The Potez 452 was a shipboard reconnaissance flying boat conceived to operate from the French capital ships. The first prototype, the type 45, first flew in 1935. After its flight trials proved to be successful an order of 16 was soon passed. First delivered at the end of 1935, the 452’s served in battleships, cruisers and lesser ships (avisos). At the beginning of WW2 they saw action in the Mediterranean mainly and served well into 1944; of note the part some took in the conflict with Siam of 1940. Precisely a 452 based at Bien Hoa (French Indochina) was the last one in operational service.
The Nº 2 built in its handling trolley. Not one of the prettiest thing around, but with its a quite neat hull and that wing-mounted 350hp Hispano-Suiza 9Qd engine, the 452 had a certain charm.
The good ole RR Merlin makin’ some magic in this spotless Mk. IIC (PZ865).
The Mixmaster was originated by Douglas as a private venture attack bomber early in 1943. Curiously the USAF saw it as a potential, and inexpensive, substitute for the Boeing B-29(!!). Nothing was cheap or dull in the Mixmaster though. A twin-engined pusher aircraft with its two 1800hp Allison V-1710 engines placed beside each other behind the cockpit; their power reach the contra-rotating props via a pair of P-39’s drive shafts. The defensive armament was also unusual too: a pair of .50 HMG in each wing trailing edge fired through remotely controlled by the co-pilot.
First flown in the Spring of 1944, its performances were astonishing with a top speed in excess of 450mph. The fastest American bomber of its time, on one flight the XB-42 even set a transcontinental speed record with an average speed of 433mph. All weren’t rose though: vibration,stability and cooling problems were present. Anyway, as in other cases, WW2 ended and with it the pressing need of new bombing assets.

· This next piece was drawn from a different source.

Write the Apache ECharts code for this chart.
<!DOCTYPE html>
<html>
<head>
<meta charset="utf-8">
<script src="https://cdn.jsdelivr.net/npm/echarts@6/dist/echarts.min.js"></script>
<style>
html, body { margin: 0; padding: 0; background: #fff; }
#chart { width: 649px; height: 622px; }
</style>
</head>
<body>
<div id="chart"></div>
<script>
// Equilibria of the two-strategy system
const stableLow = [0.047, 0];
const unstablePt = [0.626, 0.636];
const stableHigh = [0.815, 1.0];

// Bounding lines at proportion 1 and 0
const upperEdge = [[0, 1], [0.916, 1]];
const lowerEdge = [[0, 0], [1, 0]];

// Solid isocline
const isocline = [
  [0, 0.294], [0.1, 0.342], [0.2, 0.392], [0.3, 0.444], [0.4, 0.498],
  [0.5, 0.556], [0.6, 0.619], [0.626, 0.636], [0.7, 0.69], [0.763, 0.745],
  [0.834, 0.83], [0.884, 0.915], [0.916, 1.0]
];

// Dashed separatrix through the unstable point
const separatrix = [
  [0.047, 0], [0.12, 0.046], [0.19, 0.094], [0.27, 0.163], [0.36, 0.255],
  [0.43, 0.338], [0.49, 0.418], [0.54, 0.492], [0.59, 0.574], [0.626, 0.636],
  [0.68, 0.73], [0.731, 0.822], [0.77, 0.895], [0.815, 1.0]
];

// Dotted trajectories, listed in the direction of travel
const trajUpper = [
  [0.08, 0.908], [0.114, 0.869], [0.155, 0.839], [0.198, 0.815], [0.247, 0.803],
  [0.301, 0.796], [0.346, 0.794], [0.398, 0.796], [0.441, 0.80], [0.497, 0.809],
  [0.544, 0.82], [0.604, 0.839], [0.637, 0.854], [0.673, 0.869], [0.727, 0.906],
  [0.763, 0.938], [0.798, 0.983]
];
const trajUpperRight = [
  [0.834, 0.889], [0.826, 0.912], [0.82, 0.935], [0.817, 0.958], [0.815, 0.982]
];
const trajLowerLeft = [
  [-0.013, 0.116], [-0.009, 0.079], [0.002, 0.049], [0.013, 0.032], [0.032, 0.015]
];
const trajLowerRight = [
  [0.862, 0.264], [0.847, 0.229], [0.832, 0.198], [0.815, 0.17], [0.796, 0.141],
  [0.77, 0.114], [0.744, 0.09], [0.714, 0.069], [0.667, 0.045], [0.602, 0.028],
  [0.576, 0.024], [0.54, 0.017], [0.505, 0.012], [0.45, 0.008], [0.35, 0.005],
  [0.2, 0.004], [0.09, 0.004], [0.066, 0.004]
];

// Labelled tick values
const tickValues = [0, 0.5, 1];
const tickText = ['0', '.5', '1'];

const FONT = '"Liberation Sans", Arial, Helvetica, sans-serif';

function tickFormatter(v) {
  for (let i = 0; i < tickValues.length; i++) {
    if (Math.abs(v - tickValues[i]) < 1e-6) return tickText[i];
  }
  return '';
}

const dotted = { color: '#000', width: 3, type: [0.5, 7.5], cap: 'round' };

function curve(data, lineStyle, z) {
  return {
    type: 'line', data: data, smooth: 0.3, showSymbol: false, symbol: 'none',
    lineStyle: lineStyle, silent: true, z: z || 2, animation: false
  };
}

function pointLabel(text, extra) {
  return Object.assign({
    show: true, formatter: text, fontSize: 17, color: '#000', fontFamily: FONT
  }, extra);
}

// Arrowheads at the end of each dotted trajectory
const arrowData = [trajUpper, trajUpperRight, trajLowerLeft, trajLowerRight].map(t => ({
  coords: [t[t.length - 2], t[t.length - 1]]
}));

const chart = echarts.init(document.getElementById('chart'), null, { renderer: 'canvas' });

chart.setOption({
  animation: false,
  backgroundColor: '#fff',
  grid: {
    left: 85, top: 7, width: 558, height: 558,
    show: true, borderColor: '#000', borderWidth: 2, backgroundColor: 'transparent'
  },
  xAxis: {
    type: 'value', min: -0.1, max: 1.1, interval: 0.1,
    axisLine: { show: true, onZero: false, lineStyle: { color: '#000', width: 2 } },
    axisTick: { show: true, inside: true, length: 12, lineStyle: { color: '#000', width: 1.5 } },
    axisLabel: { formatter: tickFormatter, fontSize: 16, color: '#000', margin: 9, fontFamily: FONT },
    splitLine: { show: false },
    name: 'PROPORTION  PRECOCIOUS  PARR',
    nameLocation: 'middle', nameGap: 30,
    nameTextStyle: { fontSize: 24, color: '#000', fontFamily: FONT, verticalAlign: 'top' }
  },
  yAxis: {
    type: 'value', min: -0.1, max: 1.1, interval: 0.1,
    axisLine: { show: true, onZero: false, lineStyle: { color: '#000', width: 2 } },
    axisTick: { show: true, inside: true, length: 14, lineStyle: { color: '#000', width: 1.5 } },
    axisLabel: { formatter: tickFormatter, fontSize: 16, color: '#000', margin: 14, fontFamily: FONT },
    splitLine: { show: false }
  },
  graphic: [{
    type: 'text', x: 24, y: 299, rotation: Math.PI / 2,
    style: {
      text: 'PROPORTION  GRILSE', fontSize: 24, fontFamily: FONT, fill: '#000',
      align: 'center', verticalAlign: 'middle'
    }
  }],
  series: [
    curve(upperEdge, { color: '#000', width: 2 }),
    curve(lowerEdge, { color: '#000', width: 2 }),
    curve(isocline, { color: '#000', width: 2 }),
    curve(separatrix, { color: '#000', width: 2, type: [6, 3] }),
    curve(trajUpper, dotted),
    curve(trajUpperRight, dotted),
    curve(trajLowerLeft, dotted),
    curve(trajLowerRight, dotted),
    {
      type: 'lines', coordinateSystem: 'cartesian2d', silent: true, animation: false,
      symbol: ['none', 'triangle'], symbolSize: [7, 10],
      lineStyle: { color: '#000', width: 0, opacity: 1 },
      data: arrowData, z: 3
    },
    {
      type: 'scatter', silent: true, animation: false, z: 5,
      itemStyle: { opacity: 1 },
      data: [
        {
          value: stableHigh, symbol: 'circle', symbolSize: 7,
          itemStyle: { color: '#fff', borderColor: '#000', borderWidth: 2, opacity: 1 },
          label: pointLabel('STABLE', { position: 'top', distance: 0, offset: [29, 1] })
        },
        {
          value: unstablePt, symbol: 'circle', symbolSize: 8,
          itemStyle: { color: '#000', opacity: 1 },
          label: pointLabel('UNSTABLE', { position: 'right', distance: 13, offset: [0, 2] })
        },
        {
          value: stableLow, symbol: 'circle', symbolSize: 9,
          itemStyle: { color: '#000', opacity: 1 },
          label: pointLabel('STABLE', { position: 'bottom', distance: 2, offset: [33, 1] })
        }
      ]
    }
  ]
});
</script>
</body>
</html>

Just two prototype were built. Jet propulsion was also clearly the future, and Douglas explored that with 2 further developments of this formula.
Spellbinding photo of XB-42 (43-50224) at Palm Springs, California -my guess. Clearly displayed here its original twin bubble canopies, one of the not so clever idea of this design. This cockpits layout hindered badly communications between the crew and soon replaced by a single bubble canopy. A less cooler option, that’s for sure.

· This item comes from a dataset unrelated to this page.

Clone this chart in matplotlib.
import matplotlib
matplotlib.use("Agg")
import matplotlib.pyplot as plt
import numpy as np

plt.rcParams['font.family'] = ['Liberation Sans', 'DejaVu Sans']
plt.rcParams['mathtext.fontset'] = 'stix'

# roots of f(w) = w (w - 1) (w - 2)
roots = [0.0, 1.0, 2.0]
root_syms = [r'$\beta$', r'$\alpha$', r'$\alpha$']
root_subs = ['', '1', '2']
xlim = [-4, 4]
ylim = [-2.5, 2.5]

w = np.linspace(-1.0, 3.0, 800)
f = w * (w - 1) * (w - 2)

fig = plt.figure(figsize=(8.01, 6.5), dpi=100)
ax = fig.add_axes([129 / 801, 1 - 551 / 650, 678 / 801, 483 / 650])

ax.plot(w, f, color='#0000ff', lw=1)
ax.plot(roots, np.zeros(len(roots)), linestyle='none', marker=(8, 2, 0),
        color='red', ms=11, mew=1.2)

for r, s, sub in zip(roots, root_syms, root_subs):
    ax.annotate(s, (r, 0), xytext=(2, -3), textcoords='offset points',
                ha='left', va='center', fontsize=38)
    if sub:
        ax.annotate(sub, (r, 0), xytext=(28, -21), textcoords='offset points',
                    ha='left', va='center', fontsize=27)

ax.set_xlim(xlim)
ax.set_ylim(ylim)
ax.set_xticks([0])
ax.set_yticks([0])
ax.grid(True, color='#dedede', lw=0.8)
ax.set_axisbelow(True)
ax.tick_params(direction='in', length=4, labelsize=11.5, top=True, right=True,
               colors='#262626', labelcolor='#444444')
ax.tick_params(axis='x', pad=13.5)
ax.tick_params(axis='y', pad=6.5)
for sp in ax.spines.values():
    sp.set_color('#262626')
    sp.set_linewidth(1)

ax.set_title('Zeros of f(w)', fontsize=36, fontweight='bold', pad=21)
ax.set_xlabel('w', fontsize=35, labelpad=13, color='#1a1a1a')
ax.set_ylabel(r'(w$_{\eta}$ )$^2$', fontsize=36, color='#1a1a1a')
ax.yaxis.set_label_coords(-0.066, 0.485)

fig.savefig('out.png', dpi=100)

The Stranraer was a coastal reconnaissance flying boat conceived in the middle 1930’s. First flown in 1934, this R. J. Mitchell’s biplane design was almost obsolete already at that stage. Anyway, a small number of them were in service with both the British RAF and the Canadian RCAF at the start of WW2. With less than 60 built they didn’t make a great contribution to the war effort, although the Canadians kept theirs until 1946. Afterwards some were civilian operated in the demanding Canadian climate well into the 1950’s. Not well-loved by their British crews, such longevity tells us something. Couldn’t be all bad.
A loose flock flying nicely here. Better than its replacement, that’s for sure.

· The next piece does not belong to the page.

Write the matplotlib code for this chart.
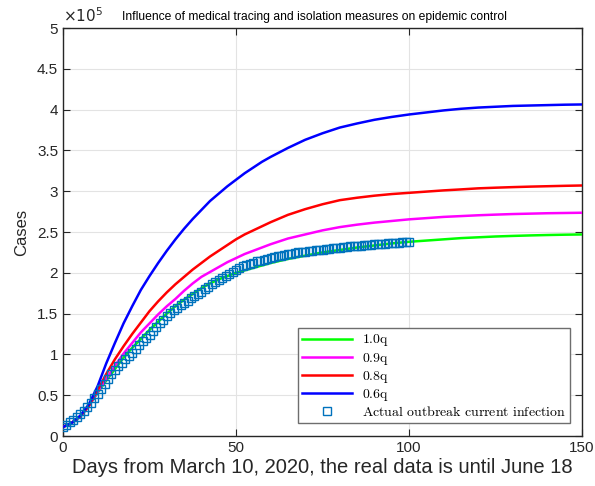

The KOR-2 was a reconnaissance flying boat pushed forward in 1939 to replace the household problematic KOR-1. Starting really from zero, Beriev chose to design a totally different aircraft: a flying boat instead of a floatplane. First flown in the fall of 1940, the KOR-2 soon proved to be what the doctor ordered. Sadly, the production was just starting when the Germans invaded the USSR. Its production suffered the interruptions of evacuation and the paucity of the type demand by the Soviet Navy. They served mainly in the Baltic both land and cruiser-based recon roles. Only about 47 were built, the last one in 1945….less than fifty in four years. Must be a record.
Lovely photo of a possible “Cruiser-borne” KOR-2. It was that gorgeous.
Not happy with his already magnificent Ho IVa, Reimar Horten decided to take its basic formula a step ahead. His spellbinding Ho VI of 1944 was an experimental nurflügel aircraft designed to further explore the potential of very high aspect ratio (AR) all-wing design against the best traditional sailplanes of the era. Not intended for series production, only two were produced. A pity.
The deceiving simplicity of Horten’s jewel as seen by my good friend Eduardo Alonso.
At first sight nothing out of the ordinary in this quite well-made “B-29” wooden mock-up. Looks just like another airfield decoy, don’t you think?…,wrong. Taken at the Irumagawa AB (Japan), this was one of the three full-size B-29 mock-ups constructed in Japan during the war. Another, the one at the Imperial Japanese Army Academy at Saitama, was employed as a demolition trainer to develop the tactics to be employed for the “Operation Gi-gou” on Okinawa.